Data
---

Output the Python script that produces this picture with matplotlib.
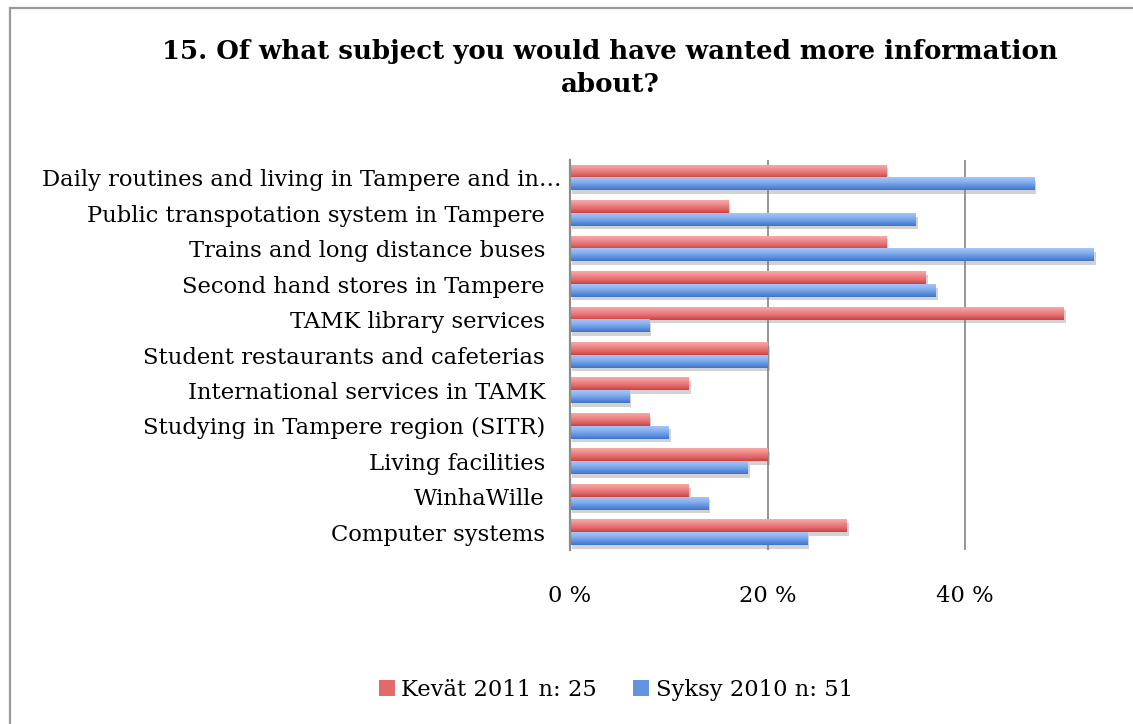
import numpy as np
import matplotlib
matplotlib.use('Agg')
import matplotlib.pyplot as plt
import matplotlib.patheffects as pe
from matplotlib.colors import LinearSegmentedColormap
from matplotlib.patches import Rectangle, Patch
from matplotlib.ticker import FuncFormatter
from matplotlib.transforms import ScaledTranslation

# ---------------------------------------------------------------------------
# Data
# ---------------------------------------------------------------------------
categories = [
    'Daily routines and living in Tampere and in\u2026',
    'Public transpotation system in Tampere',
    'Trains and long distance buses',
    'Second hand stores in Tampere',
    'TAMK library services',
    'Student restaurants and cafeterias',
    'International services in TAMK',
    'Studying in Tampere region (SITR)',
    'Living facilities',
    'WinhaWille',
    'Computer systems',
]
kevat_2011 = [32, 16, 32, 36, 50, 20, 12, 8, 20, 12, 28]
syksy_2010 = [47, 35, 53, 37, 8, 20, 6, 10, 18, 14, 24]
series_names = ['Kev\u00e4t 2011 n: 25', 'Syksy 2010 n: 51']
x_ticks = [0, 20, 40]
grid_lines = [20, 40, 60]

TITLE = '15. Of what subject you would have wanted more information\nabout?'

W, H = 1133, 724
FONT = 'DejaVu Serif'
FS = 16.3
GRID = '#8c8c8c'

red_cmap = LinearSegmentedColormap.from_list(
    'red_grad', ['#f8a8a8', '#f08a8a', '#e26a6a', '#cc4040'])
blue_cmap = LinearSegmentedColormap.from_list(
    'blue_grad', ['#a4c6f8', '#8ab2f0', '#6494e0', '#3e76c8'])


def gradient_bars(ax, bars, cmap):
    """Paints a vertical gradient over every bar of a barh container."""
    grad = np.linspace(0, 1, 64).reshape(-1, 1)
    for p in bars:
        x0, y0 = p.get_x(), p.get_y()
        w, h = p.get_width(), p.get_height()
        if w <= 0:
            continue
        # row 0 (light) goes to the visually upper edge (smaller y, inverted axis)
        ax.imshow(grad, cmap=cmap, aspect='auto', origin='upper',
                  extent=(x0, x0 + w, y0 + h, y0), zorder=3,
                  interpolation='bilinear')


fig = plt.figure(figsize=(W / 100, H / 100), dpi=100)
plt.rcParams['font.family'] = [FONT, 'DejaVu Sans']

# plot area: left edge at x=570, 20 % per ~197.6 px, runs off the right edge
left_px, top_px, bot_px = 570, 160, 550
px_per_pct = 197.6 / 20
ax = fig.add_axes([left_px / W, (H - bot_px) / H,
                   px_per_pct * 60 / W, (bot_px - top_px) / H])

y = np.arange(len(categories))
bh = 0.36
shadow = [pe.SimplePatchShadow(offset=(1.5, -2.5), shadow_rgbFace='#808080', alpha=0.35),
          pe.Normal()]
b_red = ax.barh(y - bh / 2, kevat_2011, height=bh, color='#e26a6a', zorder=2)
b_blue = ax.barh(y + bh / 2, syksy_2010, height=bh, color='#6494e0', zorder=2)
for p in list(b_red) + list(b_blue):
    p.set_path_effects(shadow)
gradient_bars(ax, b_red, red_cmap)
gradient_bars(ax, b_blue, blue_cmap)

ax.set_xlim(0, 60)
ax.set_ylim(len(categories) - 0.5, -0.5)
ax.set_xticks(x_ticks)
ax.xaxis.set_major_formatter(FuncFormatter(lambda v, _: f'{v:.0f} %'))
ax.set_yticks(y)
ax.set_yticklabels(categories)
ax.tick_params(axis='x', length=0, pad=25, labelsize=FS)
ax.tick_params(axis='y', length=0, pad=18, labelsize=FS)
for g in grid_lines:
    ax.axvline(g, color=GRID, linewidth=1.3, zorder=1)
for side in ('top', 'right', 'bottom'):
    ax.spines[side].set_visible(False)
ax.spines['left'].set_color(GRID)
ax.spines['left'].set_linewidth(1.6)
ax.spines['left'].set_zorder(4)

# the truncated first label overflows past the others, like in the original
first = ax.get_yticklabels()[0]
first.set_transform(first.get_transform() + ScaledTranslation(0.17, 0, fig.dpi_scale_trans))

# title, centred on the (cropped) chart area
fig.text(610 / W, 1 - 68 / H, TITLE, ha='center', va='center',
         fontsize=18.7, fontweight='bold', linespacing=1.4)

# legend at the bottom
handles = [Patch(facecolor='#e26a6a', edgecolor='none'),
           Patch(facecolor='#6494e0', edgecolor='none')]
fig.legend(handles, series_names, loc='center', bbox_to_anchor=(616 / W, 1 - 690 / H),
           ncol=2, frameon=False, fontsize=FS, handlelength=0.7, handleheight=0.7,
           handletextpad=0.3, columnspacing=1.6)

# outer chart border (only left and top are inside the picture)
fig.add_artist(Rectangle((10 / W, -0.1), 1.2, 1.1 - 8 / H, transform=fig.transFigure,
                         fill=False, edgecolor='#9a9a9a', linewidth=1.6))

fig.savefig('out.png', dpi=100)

---

Stated problem
The lines from the start of the data through the line that contains "plt.rcParams['font.family'] = [FONT, 'DejaVu" are to be returned exactly, please, with both ends included and every picture left out.

Answer to this task
Output the Python script that produces this picture with matplotlib.
import numpy as np
import matplotlib
matplotlib.use('Agg')
import matplotlib.pyplot as plt
import matplotlib.patheffects as pe
from matplotlib.colors import LinearSegmentedColormap
from matplotlib.patches import Rectangle, Patch
from matplotlib.ticker import FuncFormatter
from matplotlib.transforms import ScaledTranslation

# ---------------------------------------------------------------------------
# Data
# ---------------------------------------------------------------------------
categories = [
    'Daily routines and living in Tampere and in\u2026',
    'Public transpotation system in Tampere',
    'Trains and long distance buses',
    'Second hand stores in Tampere',
    'TAMK library services',
    'Student restaurants and cafeterias',
    'International services in TAMK',
    'Studying in Tampere region (SITR)',
    'Living facilities',
    'WinhaWille',
    'Computer systems',
]
kevat_2011 = [32, 16, 32, 36, 50, 20, 12, 8, 20, 12, 28]
syksy_2010 = [47, 35, 53, 37, 8, 20, 6, 10, 18, 14, 24]
series_names = ['Kev\u00e4t 2011 n: 25', 'Syksy 2010 n: 51']
x_ticks = [0, 20, 40]
grid_lines = [20, 40, 60]

TITLE = '15. Of what subject you would have wanted more information\nabout?'

W, H = 1133, 724
FONT = 'DejaVu Serif'
FS = 16.3
GRID = '#8c8c8c'

red_cmap = LinearSegmentedColormap.from_list(
    'red_grad', ['#f8a8a8', '#f08a8a', '#e26a6a', '#cc4040'])
blue_cmap = LinearSegmentedColormap.from_list(
    'blue_grad', ['#a4c6f8', '#8ab2f0', '#6494e0', '#3e76c8'])


def gradient_bars(ax, bars, cmap):
    """Paints a vertical gradient over every bar of a barh container."""
    grad = np.linspace(0, 1, 64).reshape(-1, 1)
    for p in bars:
        x0, y0 = p.get_x(), p.get_y()
        w, h = p.get_width(), p.get_height()
        if w <= 0:
            continue
        # row 0 (light) goes to the visually upper edge (smaller y, inverted axis)
        ax.imshow(grad, cmap=cmap, aspect='auto', origin='upper',
                  extent=(x0, x0 + w, y0 + h, y0), zorder=3,
                  interpolation='bilinear')


fig = plt.figure(figsize=(W / 100, H / 100), dpi=100)
plt.rcParams['font.family'] = [FONT, 'DejaVu Sans']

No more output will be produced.